Given exercise
Every line below that contains "page" is to be copied.

Dataset content
(begin)

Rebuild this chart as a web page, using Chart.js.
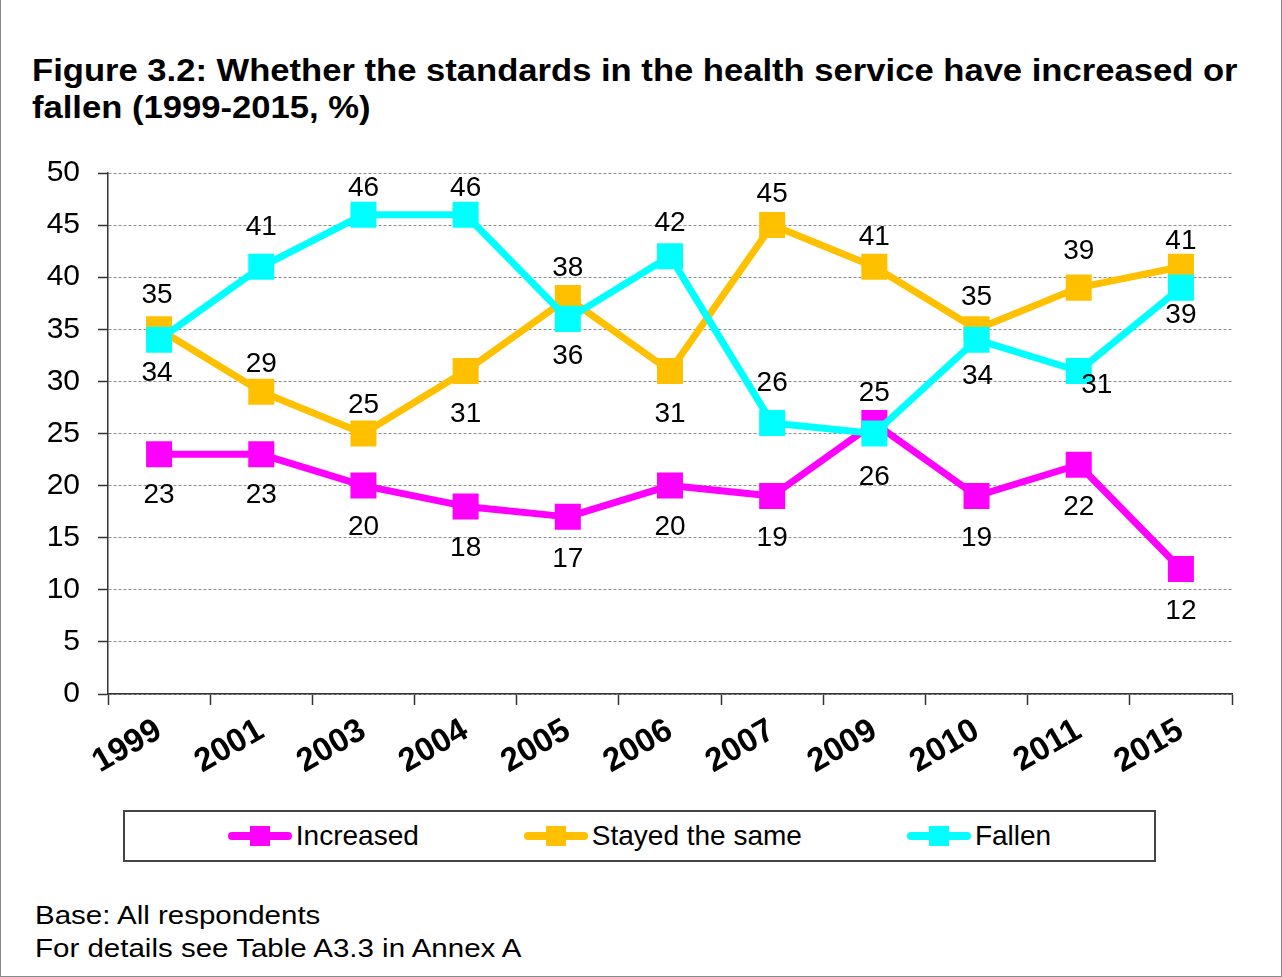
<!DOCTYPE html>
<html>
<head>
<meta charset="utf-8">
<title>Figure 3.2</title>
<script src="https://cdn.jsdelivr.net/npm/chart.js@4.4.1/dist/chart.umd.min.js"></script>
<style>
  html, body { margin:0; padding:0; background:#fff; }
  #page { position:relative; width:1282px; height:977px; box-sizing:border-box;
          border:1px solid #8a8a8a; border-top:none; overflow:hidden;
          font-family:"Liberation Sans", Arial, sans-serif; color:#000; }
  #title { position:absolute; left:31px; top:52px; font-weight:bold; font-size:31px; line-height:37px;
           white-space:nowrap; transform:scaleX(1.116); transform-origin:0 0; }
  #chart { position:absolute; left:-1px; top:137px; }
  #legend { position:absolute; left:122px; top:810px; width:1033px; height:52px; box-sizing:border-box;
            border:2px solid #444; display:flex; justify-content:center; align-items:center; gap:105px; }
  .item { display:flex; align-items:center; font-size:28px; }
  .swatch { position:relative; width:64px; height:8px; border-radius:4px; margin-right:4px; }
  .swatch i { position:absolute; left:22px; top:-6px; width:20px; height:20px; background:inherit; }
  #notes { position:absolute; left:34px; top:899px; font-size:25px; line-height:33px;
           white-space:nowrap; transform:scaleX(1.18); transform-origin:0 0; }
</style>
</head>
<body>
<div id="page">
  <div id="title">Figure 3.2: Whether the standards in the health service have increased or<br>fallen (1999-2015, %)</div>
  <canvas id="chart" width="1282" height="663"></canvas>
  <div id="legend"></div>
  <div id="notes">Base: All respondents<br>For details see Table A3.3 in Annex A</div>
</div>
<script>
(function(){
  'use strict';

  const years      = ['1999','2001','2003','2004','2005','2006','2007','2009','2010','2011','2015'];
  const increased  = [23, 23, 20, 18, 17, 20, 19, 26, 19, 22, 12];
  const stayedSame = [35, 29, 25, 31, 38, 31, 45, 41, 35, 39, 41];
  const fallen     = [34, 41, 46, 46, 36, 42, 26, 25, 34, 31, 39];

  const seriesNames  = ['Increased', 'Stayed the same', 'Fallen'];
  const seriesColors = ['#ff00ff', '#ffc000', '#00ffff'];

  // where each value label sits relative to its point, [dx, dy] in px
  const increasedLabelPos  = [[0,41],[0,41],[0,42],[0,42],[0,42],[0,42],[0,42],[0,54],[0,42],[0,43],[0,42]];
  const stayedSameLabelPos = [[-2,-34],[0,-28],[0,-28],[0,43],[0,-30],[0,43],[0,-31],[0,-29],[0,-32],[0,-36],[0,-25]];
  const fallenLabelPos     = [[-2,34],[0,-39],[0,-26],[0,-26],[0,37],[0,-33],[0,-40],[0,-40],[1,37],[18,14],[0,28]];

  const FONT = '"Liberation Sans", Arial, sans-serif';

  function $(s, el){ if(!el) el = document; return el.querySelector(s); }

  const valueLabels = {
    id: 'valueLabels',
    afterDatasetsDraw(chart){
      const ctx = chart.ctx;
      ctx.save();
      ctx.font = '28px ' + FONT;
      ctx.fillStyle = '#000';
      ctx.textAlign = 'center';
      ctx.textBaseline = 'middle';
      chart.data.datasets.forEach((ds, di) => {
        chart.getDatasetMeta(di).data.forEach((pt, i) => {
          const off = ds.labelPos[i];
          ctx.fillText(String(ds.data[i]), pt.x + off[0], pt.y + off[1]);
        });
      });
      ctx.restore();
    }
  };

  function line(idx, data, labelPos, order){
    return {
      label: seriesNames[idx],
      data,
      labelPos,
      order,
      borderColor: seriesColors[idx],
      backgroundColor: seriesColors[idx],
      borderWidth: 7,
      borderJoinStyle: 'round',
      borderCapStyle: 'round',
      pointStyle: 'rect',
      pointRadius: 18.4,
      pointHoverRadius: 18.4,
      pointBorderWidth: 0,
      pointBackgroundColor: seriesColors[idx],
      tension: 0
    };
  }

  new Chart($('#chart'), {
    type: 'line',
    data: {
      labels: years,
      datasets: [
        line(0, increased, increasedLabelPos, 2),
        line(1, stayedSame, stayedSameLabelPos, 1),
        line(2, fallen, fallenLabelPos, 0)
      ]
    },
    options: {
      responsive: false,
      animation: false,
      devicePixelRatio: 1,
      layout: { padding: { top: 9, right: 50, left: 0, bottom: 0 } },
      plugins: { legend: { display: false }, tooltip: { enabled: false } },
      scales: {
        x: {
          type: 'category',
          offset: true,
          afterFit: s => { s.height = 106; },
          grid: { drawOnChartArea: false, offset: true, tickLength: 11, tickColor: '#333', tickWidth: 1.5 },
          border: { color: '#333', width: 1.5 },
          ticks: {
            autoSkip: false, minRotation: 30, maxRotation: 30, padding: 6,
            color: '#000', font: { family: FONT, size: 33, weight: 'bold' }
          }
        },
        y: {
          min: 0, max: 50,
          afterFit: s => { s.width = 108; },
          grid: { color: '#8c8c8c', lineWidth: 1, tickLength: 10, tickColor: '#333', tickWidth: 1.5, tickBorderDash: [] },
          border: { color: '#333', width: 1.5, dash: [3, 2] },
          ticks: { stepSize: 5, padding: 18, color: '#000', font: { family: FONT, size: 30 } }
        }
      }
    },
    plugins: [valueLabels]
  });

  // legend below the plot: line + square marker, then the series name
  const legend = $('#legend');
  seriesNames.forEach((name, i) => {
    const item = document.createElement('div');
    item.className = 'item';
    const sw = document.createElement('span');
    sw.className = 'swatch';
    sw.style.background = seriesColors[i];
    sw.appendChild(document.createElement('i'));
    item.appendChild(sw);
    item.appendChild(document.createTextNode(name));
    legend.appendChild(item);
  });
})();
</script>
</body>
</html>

(end)

Response to the task
Rebuild this chart as a web page, using Chart.js.
  #page { position:relative; width:1282px; height:977px; box-sizing:border-box;
<div id="page">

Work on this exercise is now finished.